> Objective
Retype word for word the first line of the listing and each line after it up to the line with "const yTicks = [0, 50, 100];", with the pictures taken out.

> Data provided

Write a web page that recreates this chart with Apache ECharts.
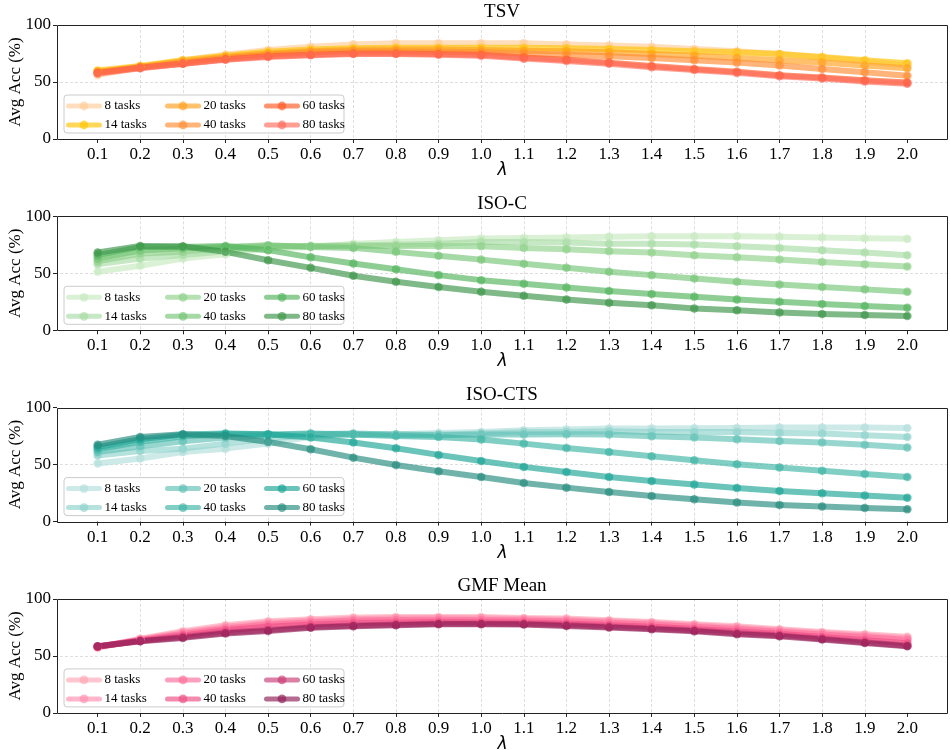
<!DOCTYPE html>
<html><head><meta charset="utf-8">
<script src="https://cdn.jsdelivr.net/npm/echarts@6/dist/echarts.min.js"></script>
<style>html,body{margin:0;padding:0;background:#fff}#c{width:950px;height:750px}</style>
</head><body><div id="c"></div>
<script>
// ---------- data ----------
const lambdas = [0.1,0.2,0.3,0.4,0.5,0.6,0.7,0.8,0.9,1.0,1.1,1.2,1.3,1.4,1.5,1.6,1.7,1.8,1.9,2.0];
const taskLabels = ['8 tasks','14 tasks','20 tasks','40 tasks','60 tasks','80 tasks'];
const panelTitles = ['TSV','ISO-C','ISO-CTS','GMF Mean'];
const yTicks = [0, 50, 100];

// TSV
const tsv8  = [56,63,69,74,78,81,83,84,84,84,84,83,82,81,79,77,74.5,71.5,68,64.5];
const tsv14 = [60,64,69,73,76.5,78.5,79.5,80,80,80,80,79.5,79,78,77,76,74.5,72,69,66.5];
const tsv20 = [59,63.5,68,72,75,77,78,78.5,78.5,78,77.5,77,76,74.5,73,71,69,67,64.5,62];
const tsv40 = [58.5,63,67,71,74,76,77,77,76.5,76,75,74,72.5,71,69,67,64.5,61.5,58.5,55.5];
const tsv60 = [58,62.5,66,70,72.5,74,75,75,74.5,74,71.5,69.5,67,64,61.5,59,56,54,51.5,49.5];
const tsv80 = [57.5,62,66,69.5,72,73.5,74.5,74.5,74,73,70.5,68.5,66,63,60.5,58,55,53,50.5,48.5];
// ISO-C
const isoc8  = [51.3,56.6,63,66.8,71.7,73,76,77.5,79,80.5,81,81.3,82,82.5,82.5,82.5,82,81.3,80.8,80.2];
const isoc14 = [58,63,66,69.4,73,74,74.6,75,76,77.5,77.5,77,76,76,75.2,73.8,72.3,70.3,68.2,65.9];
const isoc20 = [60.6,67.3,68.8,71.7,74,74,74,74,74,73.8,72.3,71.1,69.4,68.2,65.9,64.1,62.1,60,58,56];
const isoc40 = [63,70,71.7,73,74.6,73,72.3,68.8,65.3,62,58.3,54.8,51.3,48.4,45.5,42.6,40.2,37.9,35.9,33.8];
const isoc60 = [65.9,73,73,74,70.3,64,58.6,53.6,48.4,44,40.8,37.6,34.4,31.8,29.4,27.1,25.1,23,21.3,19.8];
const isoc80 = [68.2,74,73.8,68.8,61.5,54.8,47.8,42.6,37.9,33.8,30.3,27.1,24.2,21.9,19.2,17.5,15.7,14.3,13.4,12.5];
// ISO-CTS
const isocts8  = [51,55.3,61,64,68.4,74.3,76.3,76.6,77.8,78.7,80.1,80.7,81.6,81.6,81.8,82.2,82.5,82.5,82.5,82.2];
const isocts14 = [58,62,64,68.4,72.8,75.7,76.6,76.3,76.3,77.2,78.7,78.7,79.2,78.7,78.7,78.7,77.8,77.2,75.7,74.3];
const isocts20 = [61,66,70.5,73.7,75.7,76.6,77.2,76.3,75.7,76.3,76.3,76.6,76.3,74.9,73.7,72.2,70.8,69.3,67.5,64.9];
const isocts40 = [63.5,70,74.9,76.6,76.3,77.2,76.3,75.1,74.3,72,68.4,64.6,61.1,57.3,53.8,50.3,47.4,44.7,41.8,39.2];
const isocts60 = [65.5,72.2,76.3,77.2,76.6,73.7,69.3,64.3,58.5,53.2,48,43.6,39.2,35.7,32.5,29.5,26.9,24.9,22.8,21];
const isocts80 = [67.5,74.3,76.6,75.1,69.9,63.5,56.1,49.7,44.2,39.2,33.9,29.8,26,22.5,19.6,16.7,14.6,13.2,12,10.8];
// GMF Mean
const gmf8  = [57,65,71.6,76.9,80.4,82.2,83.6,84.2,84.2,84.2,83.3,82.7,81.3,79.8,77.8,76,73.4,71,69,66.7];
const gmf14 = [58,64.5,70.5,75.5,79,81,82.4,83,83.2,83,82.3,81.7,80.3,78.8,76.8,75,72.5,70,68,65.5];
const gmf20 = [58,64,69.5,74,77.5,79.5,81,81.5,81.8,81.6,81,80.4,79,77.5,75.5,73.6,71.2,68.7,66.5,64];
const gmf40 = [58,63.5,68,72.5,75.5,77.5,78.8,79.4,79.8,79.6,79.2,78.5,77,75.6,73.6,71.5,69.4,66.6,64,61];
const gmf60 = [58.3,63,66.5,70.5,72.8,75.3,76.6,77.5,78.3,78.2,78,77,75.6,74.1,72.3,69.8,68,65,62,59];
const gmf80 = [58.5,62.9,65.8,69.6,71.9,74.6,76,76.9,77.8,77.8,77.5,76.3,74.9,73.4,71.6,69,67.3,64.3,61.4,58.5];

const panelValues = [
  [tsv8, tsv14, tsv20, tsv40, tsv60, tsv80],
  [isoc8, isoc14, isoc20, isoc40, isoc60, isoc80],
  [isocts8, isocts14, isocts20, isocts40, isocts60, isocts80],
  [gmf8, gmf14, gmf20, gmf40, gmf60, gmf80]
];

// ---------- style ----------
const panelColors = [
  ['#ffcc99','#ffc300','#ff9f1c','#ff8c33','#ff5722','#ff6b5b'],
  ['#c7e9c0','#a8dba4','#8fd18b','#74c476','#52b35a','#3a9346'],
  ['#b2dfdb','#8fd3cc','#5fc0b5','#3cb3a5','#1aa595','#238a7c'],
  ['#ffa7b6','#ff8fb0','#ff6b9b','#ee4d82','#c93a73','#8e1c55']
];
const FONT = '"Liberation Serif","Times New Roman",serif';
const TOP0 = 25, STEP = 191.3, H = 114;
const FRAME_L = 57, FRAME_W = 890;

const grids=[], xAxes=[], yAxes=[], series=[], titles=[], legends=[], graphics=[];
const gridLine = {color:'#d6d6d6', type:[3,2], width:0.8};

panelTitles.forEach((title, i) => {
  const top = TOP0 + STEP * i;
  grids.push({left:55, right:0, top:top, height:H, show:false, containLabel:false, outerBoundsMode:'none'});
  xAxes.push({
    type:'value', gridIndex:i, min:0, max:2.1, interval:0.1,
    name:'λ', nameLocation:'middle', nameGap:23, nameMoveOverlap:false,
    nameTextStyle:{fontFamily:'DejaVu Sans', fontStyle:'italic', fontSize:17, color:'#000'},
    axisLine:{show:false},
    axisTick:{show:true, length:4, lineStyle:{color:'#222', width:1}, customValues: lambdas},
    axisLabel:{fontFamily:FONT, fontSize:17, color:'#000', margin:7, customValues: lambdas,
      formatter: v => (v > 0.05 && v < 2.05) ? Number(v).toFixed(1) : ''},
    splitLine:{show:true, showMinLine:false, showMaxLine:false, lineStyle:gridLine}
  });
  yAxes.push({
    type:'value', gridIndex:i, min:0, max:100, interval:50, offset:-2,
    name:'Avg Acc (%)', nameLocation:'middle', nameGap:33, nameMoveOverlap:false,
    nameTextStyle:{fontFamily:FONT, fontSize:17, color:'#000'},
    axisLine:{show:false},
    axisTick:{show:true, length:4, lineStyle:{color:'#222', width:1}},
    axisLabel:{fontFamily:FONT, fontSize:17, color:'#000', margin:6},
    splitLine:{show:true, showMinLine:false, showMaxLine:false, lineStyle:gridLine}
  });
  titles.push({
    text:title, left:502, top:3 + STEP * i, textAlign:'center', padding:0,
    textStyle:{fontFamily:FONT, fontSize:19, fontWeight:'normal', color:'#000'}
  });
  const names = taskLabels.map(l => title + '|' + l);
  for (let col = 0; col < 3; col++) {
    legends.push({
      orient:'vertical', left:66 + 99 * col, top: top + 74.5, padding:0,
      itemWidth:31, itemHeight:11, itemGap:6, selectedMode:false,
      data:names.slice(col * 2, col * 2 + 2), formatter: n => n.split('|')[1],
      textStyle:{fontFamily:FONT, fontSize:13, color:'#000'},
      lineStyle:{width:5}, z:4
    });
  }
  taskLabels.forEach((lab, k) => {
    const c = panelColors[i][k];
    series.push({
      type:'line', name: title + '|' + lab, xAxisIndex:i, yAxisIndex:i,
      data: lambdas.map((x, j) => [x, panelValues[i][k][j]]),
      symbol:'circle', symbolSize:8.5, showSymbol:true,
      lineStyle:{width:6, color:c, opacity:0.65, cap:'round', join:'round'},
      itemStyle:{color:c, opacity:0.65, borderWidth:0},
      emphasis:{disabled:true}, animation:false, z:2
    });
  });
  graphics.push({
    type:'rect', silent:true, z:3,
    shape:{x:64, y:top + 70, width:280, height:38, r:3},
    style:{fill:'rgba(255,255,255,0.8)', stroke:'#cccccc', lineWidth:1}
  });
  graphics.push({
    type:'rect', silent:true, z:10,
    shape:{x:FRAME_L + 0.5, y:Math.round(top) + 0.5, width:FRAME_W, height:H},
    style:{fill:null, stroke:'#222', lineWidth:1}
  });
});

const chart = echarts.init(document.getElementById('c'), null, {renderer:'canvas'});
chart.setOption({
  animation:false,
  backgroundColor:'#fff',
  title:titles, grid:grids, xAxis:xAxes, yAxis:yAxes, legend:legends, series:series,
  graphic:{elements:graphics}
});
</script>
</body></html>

> Response for this exercise
Write a web page that recreates this chart with Apache ECharts.
<!DOCTYPE html>
<html><head><meta charset="utf-8">
<script src="https://cdn.jsdelivr.net/npm/echarts@6/dist/echarts.min.js"></script>
<style>html,body{margin:0;padding:0;background:#fff}#c{width:950px;height:750px}</style>
</head><body><div id="c"></div>
<script>
// ---------- data ----------
const lambdas = [0.1,0.2,0.3,0.4,0.5,0.6,0.7,0.8,0.9,1.0,1.1,1.2,1.3,1.4,1.5,1.6,1.7,1.8,1.9,2.0];
const taskLabels = ['8 tasks','14 tasks','20 tasks','40 tasks','60 tasks','80 tasks'];
const panelTitles = ['TSV','ISO-C','ISO-CTS','GMF Mean'];
const yTicks = [0, 50, 100];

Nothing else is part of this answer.